Low also points out that the birds or animals themselves are simply being opportunistic in their use of foreign weeds as food or habitat. "...no law of nature forces native animals to prefer their natural foods, or even to recognise them." pg 104.

I call these next images "Native Birds happily tucking into Alien Tucker"
Satin Bowerbird raiding berries off next door's ivy vine. They don't see a foreign plant, they see food! 
Crimson Rosella eating pansies outside the Legislative Assembly (silly parrot)
Sulphur Crested Cockatoos destroying, I mean eating, Cherry Blossoms in the Canberra-Nara Peace Park. 

Admittedly, the birds above aren't eating weeds exactly, they're eating non-native plants. Still, the sentiment is the same: non-native plants can serve a purpose in an eco-system too.
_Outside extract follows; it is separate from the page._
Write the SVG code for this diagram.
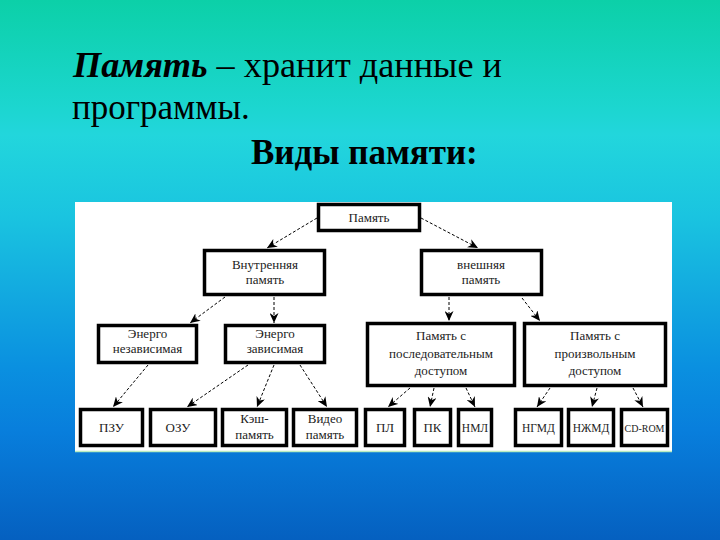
<svg xmlns="http://www.w3.org/2000/svg" width="720" height="540" viewBox="0 0 720 540">
<defs>
<linearGradient id="bg" x1="0" y1="0" x2="0" y2="1">
<stop offset="0" stop-color="#0cd0a8"/>
<stop offset="0.2" stop-color="#1cd6d0"/>
<stop offset="0.25" stop-color="#22d6dc"/>
<stop offset="0.4" stop-color="#1ac4e0"/>
<stop offset="0.55" stop-color="#12a8e0"/>
<stop offset="0.68" stop-color="#0a90e0"/>
<stop offset="0.8" stop-color="#087edc"/>
<stop offset="1" stop-color="#0560c0"/>
</linearGradient>
<marker id="ah" markerUnits="userSpaceOnUse" markerWidth="11" markerHeight="9" refX="10" refY="4.5" orient="auto">
<path d="M0,0 L10,4.5 L0,9 L3,4.5 Z" fill="#000"/>
</marker>
<style>
.box{fill:#fff;stroke:#000;stroke-width:3.5}
.t{font-family:"Liberation Serif","Times New Roman",serif;font-size:13px;fill:#222;text-anchor:middle}
.t.s{font-size:11.5px}
.t.xs{font-size:10px}
.c{stroke:#000;stroke-width:1;stroke-dasharray:3 2;fill:none;marker-end:url(#ah)}
.h{font-family:"Liberation Serif","Times New Roman",serif;font-size:35px;fill:#000}
</style>
</defs>
<rect width="720" height="540" fill="url(#bg)"/>
<text class="h" x="73" y="77" textLength="429" lengthAdjust="spacingAndGlyphs"><tspan font-weight="bold" font-style="italic">Память</tspan> – хранит данные и</text>
<text class="h" x="72" y="119">программы.</text>
<text class="h" x="251" y="164" font-weight="bold">Виды памяти:</text>
<rect x="75" y="202" width="597" height="250" fill="#fff"/>
<line x1="75" y1="451.5" x2="672" y2="451.5" stroke="#b8ecc0" stroke-width="1.5"/>
<g id="connectors">
<line class="c" x1="317" y1="218" x2="267" y2="248"/>
<line class="c" x1="421" y1="218" x2="478" y2="248"/>
<line class="c" x1="225" y1="297" x2="190" y2="323"/>
<line class="c" x1="274" y1="297" x2="274" y2="323"/>
<line class="c" x1="449" y1="297" x2="449" y2="321"/>
<line class="c" x1="522" y1="298" x2="540" y2="321"/>
<line class="c" x1="148" y1="365" x2="113" y2="407"/>
<line class="c" x1="248" y1="365" x2="187" y2="407"/>
<line class="c" x1="274" y1="365" x2="257" y2="407"/>
<line class="c" x1="300" y1="365" x2="327" y2="407"/>
<line class="c" x1="410" y1="388" x2="388" y2="407"/>
<line class="c" x1="434" y1="388" x2="430" y2="407"/>
<line class="c" x1="466" y1="388" x2="475" y2="407"/>
<line class="c" x1="550" y1="388" x2="537" y2="407"/>
<line class="c" x1="597" y1="388" x2="592" y2="407"/>
<line class="c" x1="633" y1="388" x2="643" y2="407"/>
</g>
<g id="n-pamyat"><rect class="box" x="318.5" y="204.5" width="101" height="26"/><text class="t" x="369" y="222">Память</text></g>
<g id="n-vnutr"><rect class="box" x="204.5" y="250.5" width="120" height="44"/><text class="t" x="265" y="269">Внутренняя</text><text class="t" x="265" y="284">память</text></g>
<g id="n-vnesh"><rect class="box" x="421.5" y="250.5" width="120" height="44"/><text class="t" x="481" y="269">внешняя</text><text class="t" x="481" y="284">память</text></g>
<g id="n-nezav"><rect class="box" x="98.5" y="325.5" width="98" height="37"/><text class="t" x="147.5" y="338">Энерго</text><text class="t" x="147.5" y="353">независимая</text></g>
<g id="n-zav"><rect class="box" x="225.5" y="325.5" width="99" height="37"/><text class="t" x="275" y="338">Энерго</text><text class="t" x="275" y="353">зависимая</text></g>
<g id="n-posl"><rect class="box" x="367.5" y="323.5" width="147" height="62"/><text class="t" x="441" y="340">Память с</text><text class="t" x="441" y="358">последовательным</text><text class="t" x="441" y="375">доступом</text></g>
<g id="n-proizv"><rect class="box" x="524.5" y="323.5" width="141" height="62"/><text class="t" x="595" y="340">Память с</text><text class="t" x="595" y="358">произвольным</text><text class="t" x="595" y="375">доступом</text></g>
<g id="n-pzu"><rect class="box" x="80.5" y="409.5" width="62" height="36"/><text class="t" x="111.5" y="432">ПЗУ</text></g>
<g id="n-ozu"><rect class="box" x="150.5" y="409.5" width="65" height="36"/><text class="t" x="178" y="432">ОЗУ</text></g>
<g id="n-kesh"><rect class="box" x="222.5" y="409.5" width="64" height="36"/><text class="t" x="254.5" y="423">Кэш-</text><text class="t" x="254.5" y="439">память</text></g>
<g id="n-video"><rect class="box" x="293.5" y="409.5" width="63" height="36"/><text class="t" x="325" y="423">Видео</text><text class="t" x="325" y="439">память</text></g>
<g id="n-pl"><rect class="box" x="365.5" y="409.5" width="39" height="36"/><text class="t" x="385" y="432">ПЛ</text></g>
<g id="n-pk"><rect class="box" x="414.5" y="409.5" width="36" height="36"/><text class="t" x="432.5" y="432">ПК</text></g>
<g id="n-nml"><rect class="box" x="458.5" y="409.5" width="33" height="36"/><text class="t s" x="475" y="432">НМЛ</text></g>
<g id="n-ngmd"><rect class="box" x="515.5" y="409.5" width="46" height="36"/><text class="t s" x="538.5" y="432">НГМД</text></g>
<g id="n-nzhmd"><rect class="box" x="568.5" y="409.5" width="45" height="36"/><text class="t s" x="591" y="432">НЖМД</text></g>
<g id="n-cdrom"><rect class="box" x="621.5" y="409.5" width="46" height="36"/><text class="t xs" x="644.5" y="432">CD-ROM</text></g>
</svg>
Back to Tao Orion, she brings the subject of weeds back to the bigger picture of how the environment is shifting, and will continue to change.
"we will not achieve anything...by continuing to eradicate these novel organisms in the vain hope that the ecosystems where they live will be the same as they were at some idealized time in the past. We are here now, on the cusp of the sixth great planetary extinction, with climate change intensifying, and the ways that we relate to the land that sustains us will become ever more central to designing our way through the challenges to come."
It reminds me of the problems faced by traditional crafts and this attempt to stem alterations to the long-held traditions when change is the only certaintyWhen we can step back from our own points of view and ego for a moment, we see that our worldviews are based on our human expectations of how something should be in order to benefit us. Not everything exists in the way that humans would like. Nature is a far more complicated and interconnected system than we can hope to exert control over.

ANYWAY!
This has become a long and winding, probably flawed, musing on weeds. I am still focusing on them in my work. I plan to expand my "Beautiful Weeds of Canberra" series into next year. You can see more on my homepage here, too.

Beautiful Weeds works on my website
I want to finish with a snatch from "The Book of Thistles" by Noelle Janaczewska. I loved this book, it's part poetry, part musings on the nature of the weed and the thistle in social history.

 "Australia's relationship with hardhead thistles digs into a series of deeper, thornier questions. About what we believe counts as responsible citizenship. About evolving notions of national identity, the siting of frontiers, and how we relate to each other across our differences. About deserving and undeserving nature. All those shades of green - Legal. Scientific. Romantic. Tragic."